Well, it's true that I haven't looked at the machinery in the case of a remote calculation yet. It will be necessary to do it ASAP!!!

Yes I thought about the user_level parameter but actually in Mia it's hard-coded in the process constructor, so it's tempting to use that as the parameter will always be hidden (but here we don't want to see the parameter only in some cases).

Anyway, I have already managed to reduce the number of exposed parameters and the pipeline should not scare users too much anymore, now :-))

However I think this issue is real. We can indeed live with it, but I think it is real.

denisri commented 1 year ago

Actually if at least one output is exported, then the process needs to run in order to produce this output, and thus will not be disabled. And, yes, non-exported output parameters (files) will be written, provided they have a value. If we go back on this behaviour, and allow processes with all unconnected outputs to be enabled, then the whole nodes activation system will be broken, switches and other node disabling features will not work any longer. So I don't think it is a really good option. The pipeline developer may also use parameters groups to "hide" less important parameters to users.

An alternative would be to allow disabling only processes with no output value (not just unconnected), but the activation system implemented currently is using connections, and not values, because values are set later, once the pipeline structure (activated nodes) is established. And then a process with a default output value will never be disabled, even if part of a branch which should be otherwise disabled (via a switch or another means) - this would be a consequent redesign of Capsul features. Plus, a pipeline could not be seen as a black box with all its inputs/outputs visible. And, once again, indexation and transfer would become, at least, more complex.

Of course all this can be discussed (it would not be the first, nor the last, redesign of Capsul... ;) ) but I think having a way to know what a brick or pipeline actually writes is not a bad thing, thus these parameters should actually be parameters, but maybe hidden at first sight until we ask to see them. And, @servoz is right: if some outputs are connected, but not all of them, and the unconnected ones still get a value, then there are actually files which will get written outside of user control, thus the logics we have exposed is already defeated...

servoz commented 1 year ago

Thank you for all your answers and information! I need to think after all that you have written :-)) I'll reopen this ticket and I'll come back a little later.

I'm sure it won't be for another week or two, as I'm on vacation next week and the following week will be very busy.

But I will come back here because I think it is an important and interesting topic!

servoz commented 1 year ago

I apologize, I really thought I'd come back to this ticket earlier ...

I've just reread the various comments.

To summarize:

I fully understand the technical difficulties and the reluctance to change things (when something works, it's better to think carefully before changing it, because the improvement may end up being a global regression!).

However, I'm still convinced that it can be interesting that a process generate a file without it being exposed in the global pipeline (this is already the case for some files with SPM/nipype, although it's even worse because it's generated totally hidden, without exposing the output in the process!, whereas what interests me is to just simplify the number of pipeline outputs (which really makes sense for very large pipelines) while maintaining the possibility for the user to see what is going on inside by doing for example an edit sub-pipeline (right click on the pipeline node).

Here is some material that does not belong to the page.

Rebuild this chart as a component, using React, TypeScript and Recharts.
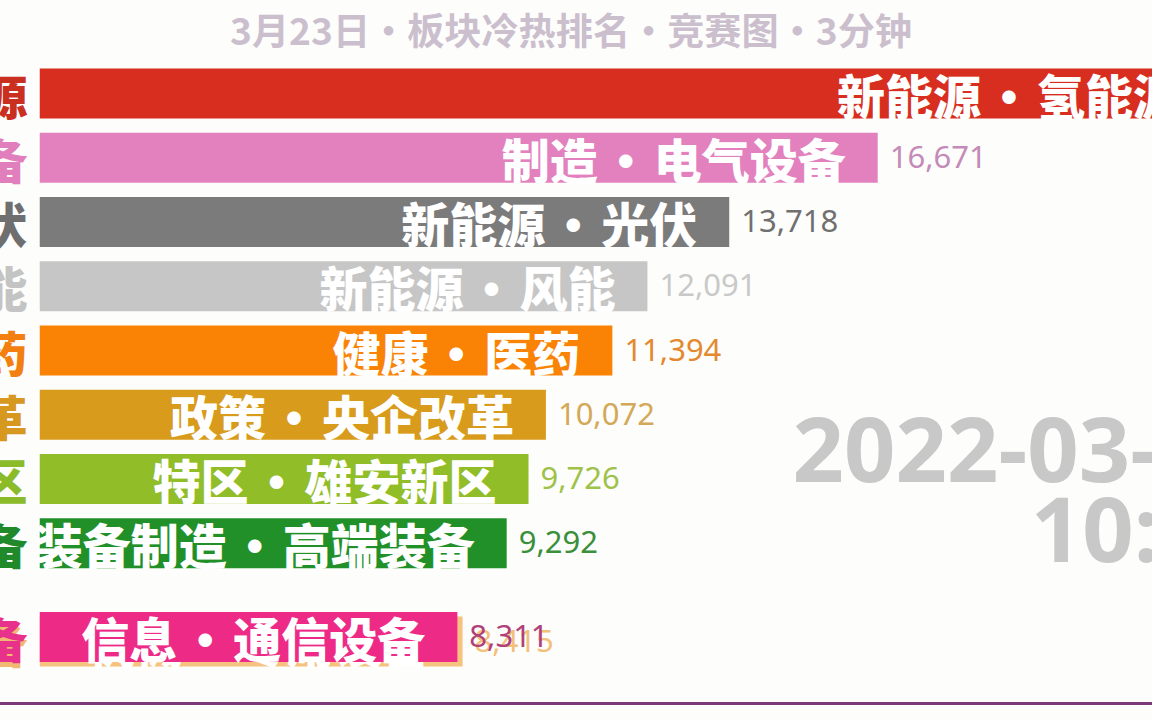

Well, maybe one solution to avoid changing things too much is to use the userlevel metadata. We already use it in Mia in a general way (for example, for matlab command that we don't want to expose) and in mia_processes when we don't want a parameter to be exposed in the controller (we define it in the process constructor). Perhaps the pipeline developer could change the userlevel of the corresponding trait when defining the pipeline in the pipeline_definition method? That sounds like a pretty interesting way ... I'll have to give it a try, as I've never used this metadata like this before. I'm still having a bit of trouble figuring out what it's going to do in the end... I'll test it and let you know.

denisri commented 1 year ago

userlevel just hides parameters from the GUI, and does not change any activation mechanism and runtime behaviour. So it might be the right solution.

servoz commented 1 year ago

This is indeed the best solution.

I just tested that in the pipeline class where is the process in which we want hide the output, we can use something like : self.nodes["process_name"].process.trait('out_plug_name').userlevel = 1

Ok at first I was looking for a solution for users, it's more a solution for developers (need to look at the codes) but I'm fine with it. Anyway, if this need is really useful, we can imagine adding a GUI option to do it. But I don't think that's the need right now.

It do the job perfectly with Mia's V2 controller.

The only issue I can see is that with the v1 controller, the output remains visible in the GUI controller (there's only suppression in the nodes).

So that's another problem. We have to fix it in populse_mia (V1 is specific to populse_mia and V2 is delegated to capsul).

For me it's fine. I think we can close this ticket!